Surfing in Taiwan is gaining popularity but it’s still a little rough around the edges. But that’s probably what makes it special. The waves are most consistent between the months of November to March, although typhoon season from April to September can also reward surfers with big beefy waves. Water temperature doesn’t go below 20 degrees. Best of all, Roe tells me that you can easily find empty waves in the weekdays, and even in the weekends if you are prepared to look. There are plenty of places to rent boards and travel is relatively easy.

Taiwan is still relatively unknown as a surf destination but it’s an ultra-cool place with good waves and the laid-back style of Bali – without all the crowds.

Just remember to bring an international driver’s licence, as well as your national driver’s licence, if you intend to rent transport. We didn’t and renting a car was impossible. Luckily, public transport is good with a train system running down most of the east coast with plentiful cheap connecting bus services. Most surf shops run shuttles, can hire out scooters, or are close enough that you can walk to the break. But having a car would give you much greater freedom to explore this wild coastline.

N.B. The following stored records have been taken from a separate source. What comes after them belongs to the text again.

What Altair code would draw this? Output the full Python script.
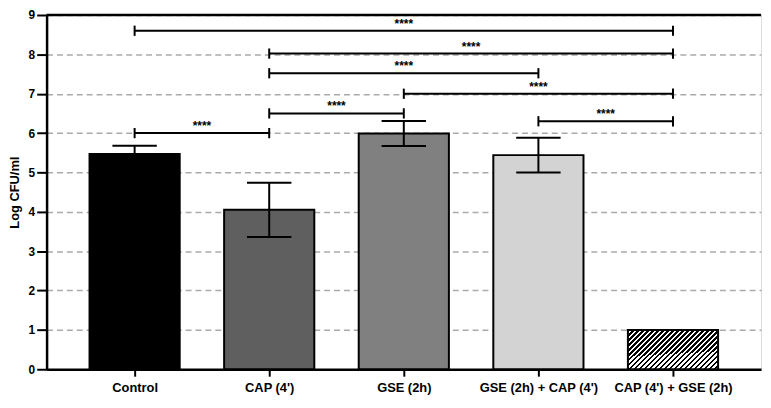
import json
import altair as alt
import pandas as pd

# ---------------- data ----------------
groups = ["Control", "CAP (4')", "GSE (2h)", "GSE (2h) + CAP (4')", "CAP (4') + GSE (2h)"]
means = [5.47, 4.05, 5.99, 5.44, 1.0]
errors = [0.21, 0.69, 0.32, 0.44, 0.0]
fills = ["#000000", "#5f5f5f", "#808080", "#d3d3d3", "hatch"]

br_from = [0, 1, 1, 2, 1, 3, 0]
br_to = [4, 4, 3, 4, 2, 4, 1]
br_level = [8.6, 8.02, 7.52, 7.0, 6.5, 6.3, 6.0]
br_label = ["****", "****", "****", "****", "****", "****", "****"]

y_ticks = [0, 1, 2, 3, 4, 5, 6, 7, 8, 9]
y_top = [9]

# ---------------- tables ----------------
bars = pd.DataFrame({"idx": list(range(len(groups))), "group": groups,
                     "mean": means, "err": errors, "fill": fills})
brackets = pd.DataFrame({"from": br_from, "to": br_to, "level": br_level, "label": br_label})
top = pd.DataFrame({"v": y_top})

xscale = alt.Scale(domain=[-0.654, 4.654], nice=False, zero=False)
yscale = alt.Scale(domain=[0, 9], nice=False)

label_expr = json.dumps(groups) + "[datum.value]"

x_axis = alt.Axis(values=[0, 1, 2, 3, 4], tickCount=20, labelExpr=label_expr, title=None, grid=False,
                  labelFontSize=13, labelFontWeight="bold", labelColor="black",
                  tickSize=7, tickWidth=2, tickColor="black", labelPadding=5,
                  domainColor="black", domainWidth=2.5, labelFlush=False, labelOverlap=False)
y_axis = alt.Axis(values=y_ticks, tickCount=20, format="d", title="Log CFU/ml",
                  titleFontSize=13, titleFontWeight="bold",
                  titleColor="black", titleX=-25, titleY=179,
                  labelFontSize=12, labelFontWeight="bold", labelColor="black",
                  labelOverlap=False, labelFlush=False,
                  tickSize=10, tickWidth=2, tickColor="black", labelPadding=2,
                  domainColor="black", domainWidth=2.5,
                  grid=True, gridDash=[6, 4], gridColor="#aaaaaa", gridWidth=1.5)


def X(field):
    return alt.X(field, scale=xscale, axis=x_axis)


def Y(field):
    return alt.Y(field, scale=yscale, axis=y_axis)


base = alt.Chart(bars).transform_calculate(
    lo="datum.idx - 0.335", hi="datum.idx + 0.335", base="0",
    ylo="datum.mean - datum.err", yhi="datum.mean + datum.err",
    clo="datum.idx - 0.165", chi="datum.idx + 0.165")

solid = base.transform_filter("datum.fill != 'hatch'").mark_bar(
    stroke="black", strokeWidth=2).encode(
    x=X("lo:Q"), x2="hi:Q", y=Y("mean:Q"), y2="base:Q",
    fill=alt.Fill("fill:N", scale=None),
)

# diagonal hatch via hard-stop linear gradient
n = 26
stops = []
for k in range(n):
    s, m, e = k / n, (k + 0.5) / n, (k + 1) / n
    stops += [alt.GradientStop(color="black", offset=s), alt.GradientStop(color="black", offset=m),
              alt.GradientStop(color="white", offset=m), alt.GradientStop(color="white", offset=e)]
hatch_fill = alt.LinearGradient(gradient="linear", stops=stops, x1=0, y1=0, x2=1.206, y2=0.532)

hatched = base.transform_filter("datum.fill == 'hatch'").mark_bar(
    fill=hatch_fill, stroke="black", strokeWidth=2).encode(
    x=X("lo:Q"), x2="hi:Q", y=Y("mean:Q"), y2="base:Q")

eb = base.transform_filter("datum.err > 0")
err_v = eb.mark_rule(color="black", strokeWidth=2).encode(
    x=X("idx:Q"), y=Y("ylo:Q"), y2="yhi:Q")
cap_hi = eb.mark_rule(color="black", strokeWidth=2).encode(
    x=X("clo:Q"), x2="chi:Q", y=Y("yhi:Q"))
cap_lo = eb.mark_rule(color="black", strokeWidth=2).encode(
    x=X("clo:Q"), x2="chi:Q", y=Y("ylo:Q"))

bbase = alt.Chart(brackets)
br_line = bbase.mark_rule(color="black", strokeWidth=2).encode(
    x=X("from:Q"), x2="to:Q", y=Y("level:Q"))
br_ends = bbase.transform_fold(["from", "to"], as_=["side", "pos"]).transform_calculate(
    e0="datum.level - 0.13", e1="datum.level + 0.13").mark_rule(
    color="black", strokeWidth=2).encode(
    x=X("pos:Q"), y=Y("e0:Q"), y2="e1:Q")
br_text = bbase.transform_calculate(mid="(datum.from + datum.to) / 2").mark_text(
    fontSize=12, fontWeight="bold", color="black", baseline="alphabetic", dy=-3).encode(
    x=X("mid:Q"), y=Y("level:Q"), text="label:N")

top_rule = alt.Chart(top).mark_rule(color="black", strokeWidth=2.5).encode(
    y=Y("v:Q"))

chart = alt.layer(solid, hatched, err_v, cap_hi, cap_lo, br_line, br_ends, br_text, top_rule).properties(
    width=722, height=358,
    autosize=alt.AutoSizeParams(type="none"),
    padding={"left": 39, "top": 5, "right": 2, "bottom": 30},
).configure_view(stroke="#999999", strokeWidth=1).configure(
    font="Liberation Sans", background="white")

chart.save("out.html", embed_options={"renderer": "svg", "actions": False})
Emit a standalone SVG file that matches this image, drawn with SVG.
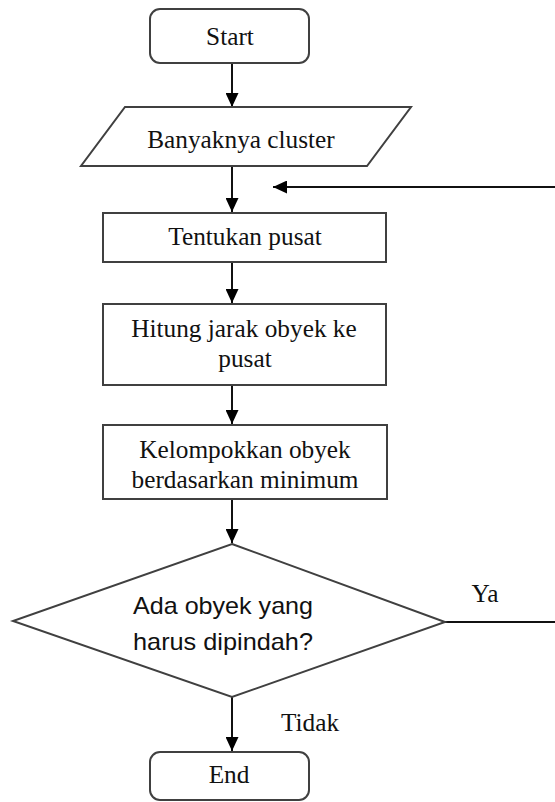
<svg xmlns="http://www.w3.org/2000/svg" width="555" height="802" viewBox="0 0 555 802">
<defs>
<style>
.box{fill:#fff;stroke:#404040;stroke-width:2}
.t{font-family:"Liberation Serif","Times New Roman",serif;font-size:25.3px;fill:#111;text-anchor:middle}
.s{font-family:"Liberation Sans",Arial,sans-serif;font-size:24px;fill:#111}
.c{fill:none;stroke:#111;stroke-width:2}
</style>
<marker id="ah" markerUnits="userSpaceOnUse" markerWidth="14" markerHeight="13" refX="14" refY="6.5" orient="auto">
<path d="M0,0 L14,6.5 L0,13 z" fill="#000"/>
</marker>
</defs>
<rect width="555" height="802" fill="#fff"/>
<g id="connectors">
<line class="c" x1="232" y1="63" x2="232" y2="107" marker-end="url(#ah)"/>
<line class="c" x1="232" y1="166" x2="232" y2="212" marker-end="url(#ah)"/>
<line class="c" x1="232" y1="262" x2="232" y2="303" marker-end="url(#ah)"/>
<line class="c" x1="232" y1="385" x2="232" y2="424" marker-end="url(#ah)"/>
<line class="c" x1="232" y1="499" x2="232" y2="543" marker-end="url(#ah)"/>
<line class="c" x1="232" y1="697" x2="232" y2="751" marker-end="url(#ah)"/>
<line class="c" x1="445" y1="622" x2="556" y2="622"/>
<line class="c" x1="556" y1="187" x2="273" y2="187" marker-end="url(#ah)"/>
<text class="t" x="485" y="602">Ya</text>
<text class="t" x="310" y="731">Tidak</text>
</g>
<g id="start">
<rect class="box" x="150" y="9" width="159" height="54" rx="10"/>
<text class="t" x="230" y="45">Start</text>
</g>
<g id="input">
<polygon class="box" points="125,107 411,107 367,166 81,166"/>
<text class="t" x="241" y="148">Banyaknya cluster</text>
</g>
<g id="tentukan">
<rect class="box" x="103" y="213" width="283" height="49"/>
<text class="t" x="245" y="245">Tentukan pusat</text>
</g>
<g id="hitung">
<rect class="box" x="103" y="304" width="283" height="81"/>
<text class="t" x="244" y="337">Hitung jarak obyek ke</text>
<text class="t" x="245" y="367">pusat</text>
</g>
<g id="kelompokkan">
<rect class="box" x="103" y="425" width="284" height="74"/>
<text class="t" x="245" y="458">Kelompokkan obyek</text>
<text class="t" x="245" y="488">berdasarkan minimum</text>
</g>
<g id="decision">
<polygon class="box" points="232,544 445,622 232,697 13,621"/>
<text class="s" x="133" y="614" textLength="180" lengthAdjust="spacingAndGlyphs">Ada obyek yang</text>
<text class="s" x="133" y="650" textLength="180" lengthAdjust="spacingAndGlyphs">harus dipindah?</text>
</g>
<g id="end">
<rect class="box" x="150" y="752" width="159" height="48" rx="10"/>
<text class="t" x="229" y="783">End</text>
</g>
</svg>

While Roe and Van Zyl are concentrating on developing their surfboard business they also encourage people to visit the workshop and get involved in the process of making something. And the pair offer a small number of dedicated surf trips where travellers can: “Chase waves, camp on the beach, visit the hot springs, and explore waterfalls and mountain swimming holes.” Basically, Roe says it’s the kind of surf trip that they like to do themselves when they have free time: “For sure we’ll take some of our boards along for the surfers to try out. But hopefully we’ll also make some friends along the way.”

Finished Zeppelin Board in Taiwanese temple.

Any invitation to come on over, enjoy a fire on the beach, surf, explore the jungle and generally get lost in this fascinating part of Asia is one worth taking. You may even fall in love with a piece of wood beneath your feet.